Yargıtay Kararı 13. Hukuk Dairesi 2014/2311 E. 2014/2160 K. 28.01.2014 T.

YARGITAY KARARI
DAİRE : 13. Hukuk Dairesi
ESAS NO : 2014/2311
KARAR NO : 2014/2160
KARAR TARİHİ : 28.01.2014

MAHKEMESİ : Malatya 1. Asliye Hukuk Mahkemesi (Tüketici Mahkemesi sıfatıyla)
TARİHİ : 26/11/2013
NUMARASI : 2013/374-2013/536

Taraflar arasındaki alacak davasının yapılan yargılaması sonunda ilamda yazılı nedenlerden dolayı davanın kısmen kabulüne kısmen reddine yönelik olarak verilen hükmün süresi içinde davalı avukatınca temyiz edilmesi üzerine dosya incelendi gereği konuşulup düşünüldü.
KARAR
Davacı; davalı banka ile Konut Destek Kredisi Sözleşmesi imzaladığını, kendisinden dosya masrafı ve yapılandırma bedeli adı altında kendisinden tahsil edilen 4.200,00TL’nin faiziyle birlikte iadesine karar verilmesini talep etmiştir.
Davalı; davanın reddini dilemiştir.
Mahkemece, davacının davasının kısmen kabulüne, toplam 3.504,04 TL’nin davalıdan tahsiline karar verilmiş, hüküm davalı tarafından temyiz edilmiştir.
1-Dosyadaki yazılara, kararın dayandığı delillerle yasaya uygun gerektirici nedenlere ve özellikle delillerin takdirinde bir isabetsizlik bulunmamasına göre davalının sair temyiz itirazlarının reddi gerekir.
2-4077 sayılı kanunun 10/B maddesinde, “Tüketici, konut finansmanı kuruluşuna borçlandığı toplam miktarı önceden ödeyebileceği gibi aynı zamanda bir ya da birden çok ödemeyi vadesinden önce yapabilir. Faiz oranının sabit olarak belirlenmesi halinde, sözleşmede yer verilmek suretiyle, bir ya da birden fazla ödemenin vadesinden önce yapılması durumunda konut finansmanı kuruluşu tarafından tüketiciden erken ödeme ücreti talep edilebilir. Erken ödeme ücreti gerekli faiz indirimi yapılarak hesaplanan ve tüketici tarafından konut finansmanı kuruluşuna erken ödenen tutarın yüzde ikisini geçemez. Oranların değişken olarak belirlenmesi halinde tüketiciden erken ödeme ücreti talep edilemez” hükmü yer almaktadır.
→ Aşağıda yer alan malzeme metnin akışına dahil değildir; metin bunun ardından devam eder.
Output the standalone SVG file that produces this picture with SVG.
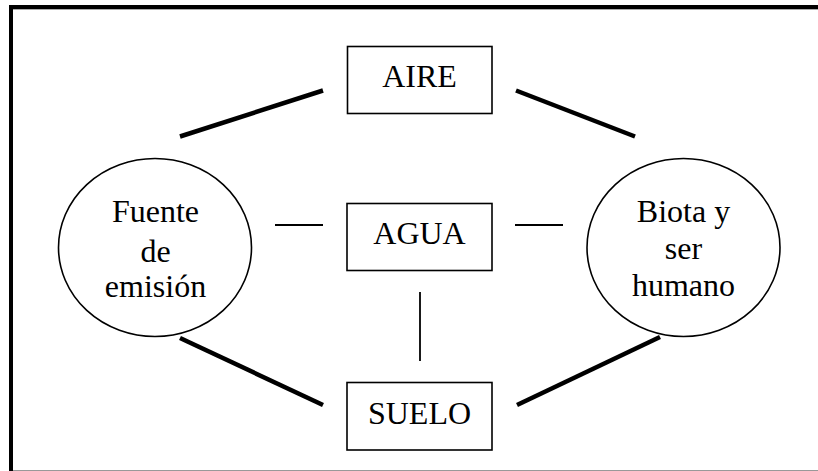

Buna göre taraflar arasındaki kredi sözleşmesinin faiz türüne göre, davacıdan kredi borcunun erken kapatılması halinde erken kapama ücretinin tahsilinde hukuka aykırılık bulunmamaktadır. Davacı, davalı bankadan kullanmış olduğu krediyi 17.06.2013 tarihinde, 86,988,12 TL ödeme yaparak tamamen kapatmıştır. Mahkemece iadesine karar verilen meblağ içerisinde kredinin erken kapatılması sebebiyle davalı bankanın tahsil ettiği erken kapama bedeli de bulunmaktadır. Buna göre erken kapama ücreti olarak davacıdan tahsil edilen 1.739,76TL nin iadesine karar verilmesi usul ve yasaya aykırıdır ve bozmayı gerektirir.
3- Davacı taraf kendisini vekil ile temsil ettirmediği halde, lehine vekâlet ücretine hükmedilmemesi gerekirken 239,36 TL vekâlet ücretinin davalıdan alınarak hazineye gelir olarak kaydedilmesine hükmedilmiş olması usul ve yasaya aykırı olup, bozma nedenidir.
4- Dosyaya sunulan vekâletnameden anlaşılacağı üzere davalı taraf kendini vekille temsil ettirmiştir. Mahkemece, yürürlükte bulunan AAÜT ‘ye göre, reddedilen miktar üzerinden davalı lehine vekâlet ücretine hükmedilmesi gerekirken, “davalı taraf her ne kadar kendini vekille temsil ettirmiş ise de; lehine vekâlet ücreti takdirine yer olmadığına” şeklinde hüküm kurulması usul ve yasaya aykırıdır, bozmayı gerektirir.
SONUÇ: Birinci bentde açıklanan nedenlerle sair temyiz itirazlarının reddine, 2, 3 ve 4. benttlerde açıklanan nedenlerle davalının temyiz itirazlarının kabulü ile hükmün davalı yararına BOZULMASINA, aşağıda dökümü yazılı 214,16 TL kalan harcın temyiz edenden alınmasına, 28.01.2014 gününde oybirliğiyle karar verildi.